La Russie peut-elle être réintégrée au football européen et à la course au Mondial 2022 ? La Fédération russe de football (FUR) a saisi le Tribunal arbitral du sport (TAS) pour faire annuler le bannissement de ses clubs et sélections nationales des compétitions de la Fifa et l’UEFA.
En contestant en justice son exclusion des compétitions internationales, la FUR place le sport mondial face à ses contradictions, entre défense affichée des droits de l’homme et refus d’abdiquer sa neutralité politique.
Un préjudice irréparable ?
Avant que le TAS ne tranche le litige sur le fond, la FUR lui demande de suspendre l’exécution des sanctions, c’est-à-dire, concrètement, de laisser sa sélection masculine affronter la Pologne fin mars en barrage du Mondial 2022, et sa sélection féminine disputer l’Euro 2022 cet été en Angleterre. Le Spartak Moscou, dernier club russe engagé en Coupe d’Europe cette saison, a été exclu de la Ligue Europa avant d’affronter le RB Leipzig en huitièmes de finale.
La Sbornaïa, quart de finaliste du Mondial 2018 organisé à domicile, pourrait mettre en avant le « préjudice irréparable » qu’elle subirait, selon un juriste interrogé par l’Agence France Presse. La prochaine Coupe du monde doit se tenir au Qatar du 21 novembre au 18 décembre. Sauf que la Pologne et nombre de fédérations européennes refusent d’affronter les Russes. La Fifa a d’ailleurs décidé mardi soir, sans attendre les mesures provisoires du TAS et au risque d’être désavouée, de qualifier la Pologne directement pour la finale des barrages.
« Je ne comprends pas pourquoi les sportifs doivent maintenant souffrir »
« Le football est ici totalement uni et en plein soutien envers toutes les personnes touchées en Ukraine. Les deux présidents (Gianni Infantino pour la Fifa et Aleksander Ceferin pour l’UEFA, NDLR) espèrent que la situation en Ukraine s’améliorera significativement et rapidement afin que le football puisse à nouveau être vecteur d’unité et de paix entre les peuples », expliquaient conjointement la Fifa et l’UEFA dans un communiqué.
« Je suis contre la discrimination en fonction de la nationalité. Je n’ai pas honte d’être russe. Je suis fier d’être russe. Et je ne comprends pas pourquoi les sportifs doivent maintenant souffrir », a écrit sur Instagram le capitaine de la sélection russe de football Artem Dzyuba regrettant « la méchanceté, la saleté et la bile qui sont actuellement déversées sur l’ensemble des Russes » et soulignant que « la guerre c’est horrible ».

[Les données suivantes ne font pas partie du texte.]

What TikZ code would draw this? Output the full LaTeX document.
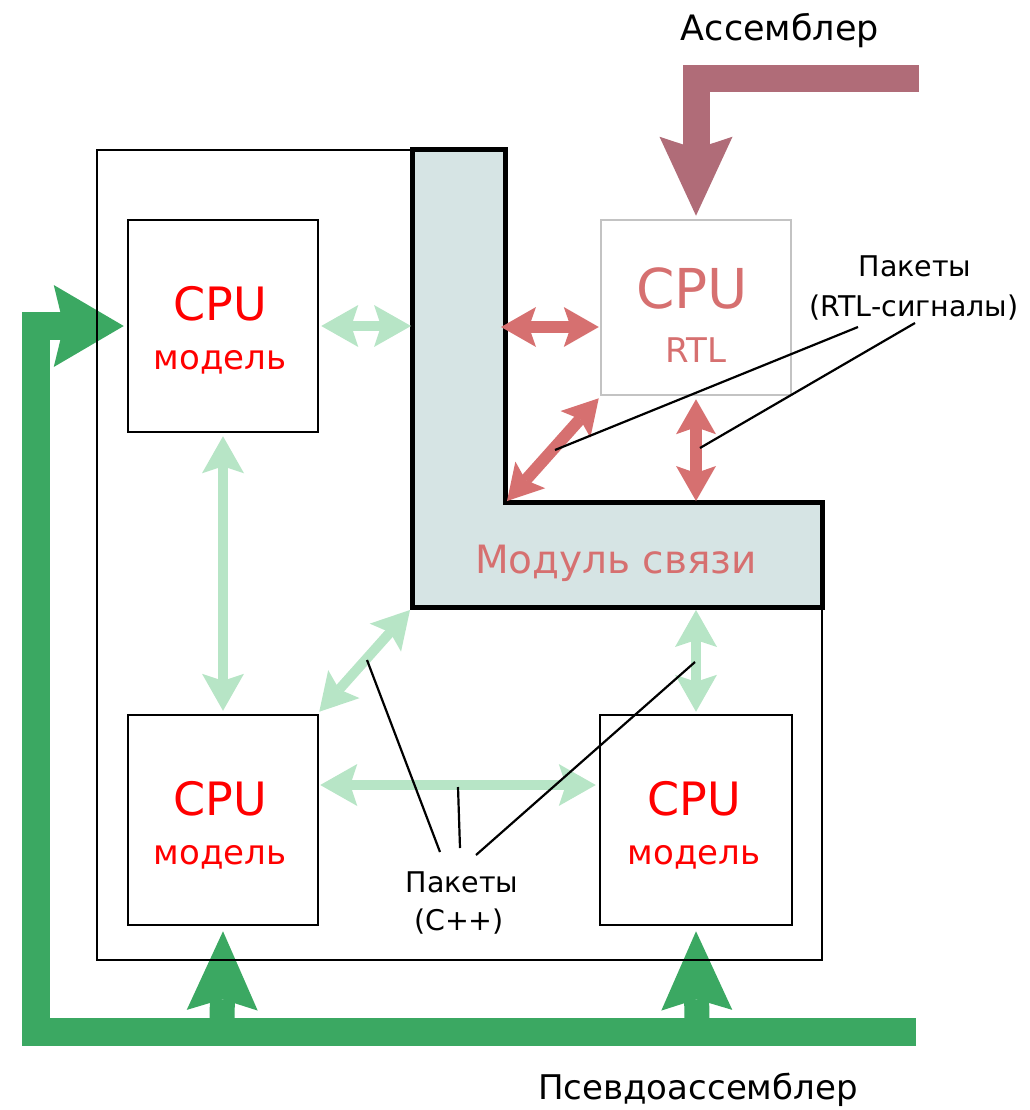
\documentclass[tikz,border=0pt]{standalone}
\usepackage{fontspec}
\setmainfont{DejaVu Sans}
\usetikzlibrary{arrows.meta}
\pgfdeclarelayer{back}
\pgfsetlayers{back,main}

\definecolor{busgreen}{RGB}{59,168,98}
\definecolor{pktgreen}{RGB}{183,229,198}
\definecolor{rtlred}{RGB}{214,112,112}
\definecolor{asmmauve}{RGB}{176,108,120}
\definecolor{linkfill}{RGB}{214,228,228}
\definecolor{rtlgray}{RGB}{195,195,195}

\newcommand\pxfont[1]{\fontsize{#1pt}{#1pt}\selectfont}

\tikzset{
  cpubox/.style={draw, line width=2.5pt, inner sep=0pt},
  rtlbox/.style={draw=rtlgray, line width=2.5pt, inner sep=0pt},
  frameline/.style={line width=2pt},
  linkshape/.style={draw, line width=5pt, fill=linkfill, line join=miter},
  label/.style={inner sep=0pt, anchor=base},
  callout/.style={line width=2.2pt},
  pktc/.style={pktgreen, line width=10pt,
    {Stealth[length=37pt,width=42pt,inset=7pt,line width=0pt]}-{Stealth[length=37pt,width=42pt,inset=7pt,line width=0pt]}},
  pktr/.style={rtlred, line width=12pt,
    {Stealth[length=35pt,width=40pt,inset=7pt,line width=0pt]}-{Stealth[length=35pt,width=40pt,inset=7pt,line width=0pt]}},
  busline/.style={busgreen, line width=28pt, line join=miter,
    -{Stealth[length=70pt,width=82pt,inset=10pt,line width=0pt]}},
  busup/.style={busgreen, line width=25pt,
    -{Stealth[length=79pt,width=71pt,inset=11pt,line width=0pt]}},
  asmline/.style={asmmauve, line width=27pt, line join=miter,
    -{Stealth[length=79pt,width=73pt,inset=12pt,line width=0pt]}},
}

\begin{document}
\begin{tikzpicture}[x=1pt,y=-1pt]
\useasboundingbox (0,0) rectangle (1029,1110);

% outer frame of the simulated system
\draw[frameline] (412,150) -- (97,150) -- (97,960) -- (822,960) -- (822,607);

% L-shaped link module
\draw[linkshape] (412,150) -- (505,150) -- (505,502) -- (822,502)
  -- (822,607) -- (412,607) -- cycle;
\node[label, text=rtlred] (linklbl) at (616,573) {\pxfont{39}Модуль связи};

% processor boxes
\node[cpubox, minimum width=190pt, minimum height=212pt] (m1) at (223,326) {};
\node[cpubox, minimum width=190pt, minimum height=210pt] (m2) at (223,820) {};
\node[cpubox, minimum width=192pt, minimum height=210pt] (m3) at (696,820) {};
\node[rtlbox, minimum width=190pt, minimum height=175pt] (rtl) at (696,307.5) {};

\node[label, text=red] (m1cpu) at (220,320) {\pxfont{46}CPU};
\node[label, text=red] (m1mod) at (220,369) {\pxfont{34}модель};
\node[label, text=red] (m2cpu) at (220,815) {\pxfont{46}CPU};
\node[label, text=red] (m2mod) at (220,864) {\pxfont{34}модель};
\node[label, text=red] (m3cpu) at (694,815) {\pxfont{46}CPU};
\node[label, text=red] (m3mod) at (694,864) {\pxfont{34}модель};
\node[label, text=rtlred] (rtlcpu) at (692,308) {\pxfont{55}CPU};
\node[label, text=rtlred] (rtlrtl) at (696,362) {\pxfont{34}RTL};

% input streams
\node[label] (asmlbl) at (780,41) {\pxfont{35}Ассемблер};
\node[label] (pseudolbl) at (698,1099) {\pxfont{34}Псевдоассемблер};

\coordinate (asmIn) at (919,79);
\coordinate (pseudoIn) at (916,1032);
\coordinate (busCorner) at (36,1032);
\coordinate (busUp2) at (222,1032);
\coordinate (busUp3) at (697,1032);

\begin{pgfonlayer}{back}
  \draw[asmline] (asmIn) -| ([yshift=3pt]rtl.north);
  \draw[busline] (pseudoIn) -- (busCorner) |- ([xshift=-3pt]m1.west);
  \draw[busup] (busUp2) -- ([yshift=-5pt]m2.south);
  \draw[busup] (busUp3) -- ([yshift=-5pt]m3.south);
\end{pgfonlayer}

% packet exchange between C++ models
\coordinate (linkW) at (411,326);
\coordinate (linkSW) at (410,610);
\coordinate (linkS) at (696,610);
\draw[pktc] ([xshift=2pt]m1.east |- linkW) -- (linkW);
\draw[pktc] ([yshift=-3pt]m1.south) -- ([yshift=3pt]m2.north);
\draw[pktc] ([yshift=2pt]m2.north east) -- (linkSW);
\draw[pktc] ([xshift=1pt,yshift=35pt]m2.east) -- ([xshift=-3pt,yshift=35pt]m3.west);
\draw[pktc] (linkS) -- ([yshift=2pt]m3.north);

% RTL signal exchange
\coordinate (linkE) at (501,327);
\coordinate (linkIn) at (507,501);
\coordinate (linkInS) at (696,501);
\draw[pktr] (linkE) -- ([xshift=-1pt]rtl.west |- linkE);
\draw[pktr] (linkIn) -- ([xshift=-1pt,yshift=-2pt]rtl.south west);
\draw[pktr] (linkInS) -- ([yshift=-3pt]rtl.south);

% callouts
\node[label] (pktR1) at (915,276) {\pxfont{28.5}Пакеты};
\node[label] (pktR2) at (914,316) {\pxfont{28.5}(RTL-сигналы)};
\coordinate (cR1) at (555,450);
\coordinate (cR1e) at (858,327);
\coordinate (cR2) at (700,448);
\coordinate (cR2e) at (915,323);
\draw[callout] (cR1) -- (cR1e);
\draw[callout] (cR2) -- (cR2e);

\node[label] (pktC1) at (462,892) {\pxfont{28.5}Пакеты};
\node[label] (pktC2) at (459,930) {\pxfont{28.5}(C++)};
\coordinate (cC1) at (367,660);
\coordinate (cC1e) at (440,852);
\coordinate (cC2) at (458,787);
\coordinate (cC2e) at (460,848);
\coordinate (cC3) at (695,662);
\coordinate (cC3e) at (476,855);
\draw[callout] (cC1) -- (cC1e);
\draw[callout] (cC2) -- (cC2e);
\draw[callout] (cC3) -- (cC3e);
\end{tikzpicture}
\end{document}
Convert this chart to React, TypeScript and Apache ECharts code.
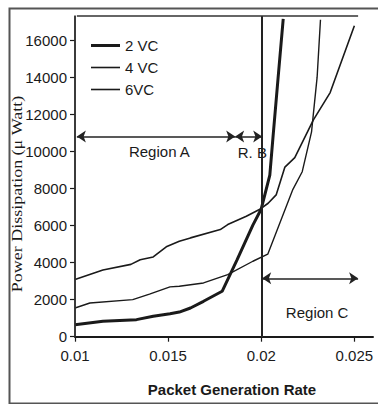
import React, { useEffect, useRef } from 'react';
import * as echarts from 'echarts';

// Tick labels
const xTicks = [0.01, 0.015, 0.02, 0.025];
const yTicks = [0, 2000, 4000, 6000, 8000, 10000, 12000, 14000, 16000];

// Series: [packet generation rate, power dissipation (uW)]
const vc2: number[][] = [
  [0.0100, 650], [0.0115, 830], [0.0133, 920], [0.0142, 1100], [0.0151, 1240],
  [0.0156, 1330], [0.0162, 1550], [0.0169, 1910], [0.0179, 2450], [0.0187, 4140],
  [0.01955, 6020], [0.0200, 6890], [0.02046, 8720], [0.02064, 10880], [0.02091, 14030],
  [0.02118, 17140],
];
const vc4: number[][] = [
  [0.0100, 1550], [0.0108, 1820], [0.0131, 2000], [0.0140, 2300], [0.0151, 2690],
  [0.0156, 2720], [0.0169, 2900], [0.0182, 3350], [0.01955, 4070], [0.02035, 4450],
  [0.0217, 7950], [0.0222, 8900], [0.0227, 11050], [0.0230, 14000], [0.02318, 17100],
];
const vc6: number[][] = [
  [0.0100, 3080], [0.0115, 3600], [0.0130, 3900], [0.0135, 4150], [0.0142, 4300],
  [0.0149, 4850], [0.0156, 5150], [0.0162, 5330], [0.0178, 5780], [0.0182, 6050],
  [0.0192, 6500], [0.0199, 6860], [0.02037, 7200], [0.0208, 7650], [0.02127, 9150],
  [0.0218, 9660], [0.0228, 11700], [0.0237, 13170], [0.0250, 16770],
];

const seriesNames = ['2 VC', '4 VC', '6VC'];
const seriesWidths = [3, 1.4, 1.6];

// Region annotations
const frameLeft = 0.0101;
const regionB = 0.0186;
const regionC = 0.02005;
const frameRight = 0.0252;
const arrowAB = 10800;
const arrowC = 3150;
const regionLabels = [
  { text: 'Region A', x: 0.01453, y: 10000 },
  { text: 'R. B', x: 0.01952, y: 9960 },
  { text: 'Region C', x: 0.0230, y: 1300 },
];

const Y_MAX = 17300;
const FONT = "'Liberation Sans', Arial, sans-serif";

// legend icon: horizontal bar of given thickness inside a 29x14 box
const barIcon = (w: number) => {
  const a = 7 - w / 2;
  const b = 7 + w / 2;
  return `path://M0 0 M29 14 M0 ${a} L29 ${a} L29 ${b} L0 ${b} Z`;
};

export default function App() {
  const ref = useRef<HTMLDivElement>(null);
  useEffect(() => {
    document.body.style.margin = '0';
    const chart = echarts.init(ref.current!, undefined, { renderer: 'svg' });
    const ink = '#1a1a1a';
    const solid = (color: string, width: number) => ({ color, width, type: 'solid' });
    chart.setOption({
      animation: false,
      backgroundColor: '#fff',
      grid: { left: 75, right: 5, top: 16, bottom: 67.3, containLabel: false, outerBoundsMode: 'none' },
      legend: {
        data: seriesNames.map((n, i) => ({ name: n, icon: barIcon(seriesWidths[i] === 3 ? 3 : 1.6) })),
        orient: 'vertical',
        left: 86,
        top: 33,
        itemWidth: 29,
        itemHeight: 14,
        itemGap: 7,
        symbolKeepAspect: false,
        itemStyle: { color: ink, borderWidth: 0 },
        textStyle: { fontFamily: FONT, fontSize: 15, color: ink },
      },
      xAxis: {
        type: 'value',
        min: 0.01,
        max: 0.026,
        interval: 0.005,
        splitLine: { show: false },
        axisLine: { show: true, onZero: false, lineStyle: { color: ink, width: 2 } },
        axisTick: { show: true, length: 5, customValues: xTicks, lineStyle: { color: ink, width: 1.2 } },
        axisLabel: {
          customValues: xTicks,
          formatter: (v: number) => String(+v.toFixed(3)),
          fontFamily: FONT, fontSize: 15, color: ink, margin: 11,
        },
      },
      yAxis: {
        type: 'value',
        min: 0,
        max: Y_MAX,
        interval: 2000,
        splitLine: { show: false },
        axisLine: { show: true, lineStyle: { color: ink, width: 1.5 } },
        axisTick: { show: true, length: 5, customValues: yTicks, lineStyle: { color: ink, width: 1.2 } },
        axisLabel: {
          customValues: yTicks,
          formatter: (v: number) => String(v),
          fontFamily: FONT, fontSize: 15, color: ink, margin: 8,
        },
      },
      series: [
        { name: seriesNames[0], type: 'line', data: vc2, symbol: 'none', lineStyle: { color: ink, width: seriesWidths[0] }, itemStyle: { color: ink } },
        { name: seriesNames[1], type: 'line', data: vc4, symbol: 'none', lineStyle: { color: ink, width: seriesWidths[1] }, itemStyle: { color: ink } },
        { name: seriesNames[2], type: 'line', data: vc6, symbol: 'none', lineStyle: { color: ink, width: seriesWidths[2] }, itemStyle: { color: ink } },
        {
          name: 'annotations',
          type: 'line',
          data: [],
          silent: true,
          markLine: {
            silent: true,
            symbol: 'none',
            symbolSize: [9, 9],
            label: { show: false },
            emphasis: { disabled: true },
            data: [
              { xAxis: frameLeft, lineStyle: solid('#333', 1.5) },
              { xAxis: regionB, lineStyle: solid('#555', 1.5) },
              { xAxis: regionC, lineStyle: solid('#222', 2) },
              { xAxis: frameRight, lineStyle: solid('#222', 2) },
              [
                { coord: [frameLeft, Y_MAX], lineStyle: solid('#333', 1.5) },
                { coord: [frameRight, Y_MAX] },
              ],
              [
                { coord: [frameLeft, arrowAB], symbol: 'arrow', lineStyle: solid('#222', 1.5) },
                { coord: [regionB, arrowAB], symbol: 'arrow' },
              ],
              [
                { coord: [regionB, arrowAB], symbol: 'arrow', lineStyle: solid('#222', 1.5) },
                { coord: [regionC, arrowAB], symbol: 'arrow' },
              ],
              [
                { coord: [regionC, arrowC], symbol: 'arrow', lineStyle: solid('#222', 1.5) },
                { coord: [frameRight, arrowC], symbol: 'arrow' },
              ],
            ],
          },
          markPoint: {
            silent: true,
            symbol: 'circle',
            symbolSize: 0,
            itemStyle: { color: 'transparent' },
            label: { show: true, position: 'inside', fontFamily: FONT, fontSize: 15, color: ink },
            data: regionLabels.map((r) => ({ coord: [r.x, r.y], label: { formatter: r.text } })),
          },
        },
      ],
      graphic: [
        {
          type: 'rect',
          left: 7, top: 6, silent: true,
          shape: { width: 400, height: 395 },
          style: { fill: 'none', stroke: '#555', lineWidth: 2 },
        },
        {
          type: 'text',
          x: 17, y: 194, rotation: Math.PI / 2, scaleX: 1.2,
          silent: true,
          style: {
            text: 'Power Dissipation (μ Watt)',
            font: "15px 'Liberation Serif', 'Times New Roman', serif",
            fill: ink, align: 'center', verticalAlign: 'middle',
          },
        },
        {
          type: 'text',
          x: 232, y: 389, silent: true,
          style: {
            text: 'Packet Generation Rate',
            font: "bold 15px 'Liberation Sans', Arial, sans-serif",
            fill: ink, align: 'center', verticalAlign: 'middle',
          },
        },
      ],
    });
    return () => chart.dispose();
  }, []);
  return <div ref={ref} style={{ width: 378, height: 404 }} />;
}
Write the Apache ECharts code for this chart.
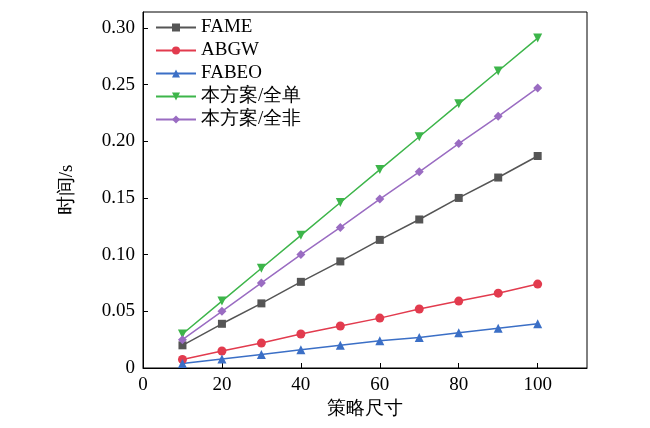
<!DOCTYPE html>
<html><head><meta charset="utf-8">
<script src="https://cdn.jsdelivr.net/npm/echarts@6/dist/echarts.min.js"></script>
<style>html,body{margin:0;padding:0;background:#fff}#chartmain{width:650px;height:428px}</style>
</head><body>
<div id="chartmain"></div>
<script>
var sizes = [10, 20, 30, 40, 50, 60, 70, 80, 90, 100];
var names = ['FAME', 'ABGW', 'FABEO', '本方案/全单', '本方案/全非'];
var fame = [0.020, 0.039, 0.057, 0.076, 0.094, 0.113, 0.131, 0.150, 0.168, 0.187];
var abgw = [0.0075, 0.015, 0.022, 0.030, 0.037, 0.044, 0.052, 0.059, 0.066, 0.074];
var fabeo = [0.004, 0.008, 0.012, 0.016, 0.020, 0.024, 0.027, 0.031, 0.035, 0.039];
var allSingle = [0.030, 0.059, 0.088, 0.117, 0.146, 0.175, 0.204, 0.233, 0.262, 0.291];
var allNon = [0.025, 0.050, 0.075, 0.100, 0.124, 0.149, 0.173, 0.198, 0.222, 0.247];

var colors = ['#555555', '#e23b4e', '#3b6fc6', '#3db54a', '#9a6cc2'];
var symbols = ['rect', 'circle', 'triangle', 'path://M0,0 L10,0 L5,9 Z', 'diamond'];
var values = [fame, abgw, fabeo, allSingle, allNon];
var font = 'Liberation Serif, Times New Roman, serif';

function pairs(v) { return sizes.map(function (s, i) { return [s, v[i]]; }); }

var series = names.map(function (n, i) {
    return {
        name: n, type: 'line', data: pairs(values[i]),
        symbol: symbols[i], symbolSize: i === 0 ? 8 : 9,
        lineStyle: { width: 1.5, color: colors[i] },
        itemStyle: { color: colors[i] }
    };
});

var option = {
    animation: false,
    textStyle: { fontFamily: font },
    color: colors,
    grid: { left: 143, right: 63, top: 12, bottom: 60, show: true, borderColor: '#000', borderWidth: 1 },
    legend: {
        orient: 'vertical', left: 150, top: 13, itemGap: 4, itemWidth: 40, itemHeight: 10,
        textStyle: { fontSize: 19, fontFamily: font, color: '#000' },
        data: names
    },
    xAxis: {
        type: 'value', min: 0, max: 112.5, interval: 20,
        name: '策略尺寸', nameLocation: 'middle', nameGap: 31,
        nameTextStyle: { fontSize: 19, color: '#000', fontFamily: font },
        axisLine: { lineStyle: { color: '#000' } },
        axisTick: { inside: true, length: 5, lineStyle: { color: '#000' } },
        axisLabel: { fontSize: 19, color: '#000', fontFamily: font, showMaxLabel: false },
        splitLine: { show: false }
    },
    yAxis: {
        type: 'value', min: 0, max: 0.314, interval: 0.05,
        name: '时间/s', nameLocation: 'middle', nameGap: 66,
        nameTextStyle: { fontSize: 19, color: '#000', fontFamily: font },
        axisLine: { show: true, lineStyle: { color: '#000' } },
        axisTick: { show: true, inside: true, length: 5, lineStyle: { color: '#000' } },
        axisLabel: {
            fontSize: 19, color: '#000', fontFamily: font, showMaxLabel: false,
            formatter: function (v) { return v === 0 ? '0' : v.toFixed(2); }
        },
        splitLine: { show: false }
    },
    series: series
};

var myChart = echarts.init(document.getElementById('chartmain'));
myChart.setOption(option);
</script>
</body></html>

Si les instances se sont abstenues de justifier publiquement leurs sanctions, l’UEFA a soulevé, dans une lettre à ses fédérations, ses « sérieuses inquiétudes sur la capacité à assurer la sécurité de tous », en raison de l’hostilité aux Russes de certaines fédérations et de l’opinion publique, et de la fermeture des espaces aériens.
Le TAS ouvre deux procédures distinctes
Pour l’heure, le TAS basé à Lausanne en Suisse va ouvrir « deux procédures distinctes », visant respectivement la FIFA et l’UEFA en y associant une quinzaine de fédérations nationales qui refusent ouvertement d’affronter les Russes. Le TAS devrait communiquer « dans les prochains jours » plus de détails sur le calendrier et les modalités de ces recours, ainsi que sur leurs éventuels effets suspensifs.
Le TAS, déjà critiqué par une partie du sport occidental ces dernières années pour sa gestion du dopage russe, a entre les mains un dossier extrêmement sensible : une réintégration du football russe créerait de nouvelles difficultés, faute d’adversaires disposés à les rencontrer.
Sur la recommandation du Comité international olympique (CIO), les Russes ont été bannis jusqu’à nouvel ordre des compétitions internationales d’athlétisme, de hockey sur glace, de rugby, de basket, de cyclisme, de ski alpin ou d’escalade. La Russie a également été exclue des Jeux paralympiques d’hiver de Pékin (du 4 au 13 mars), par une décision prise la veille de la cérémonie d’ouverture.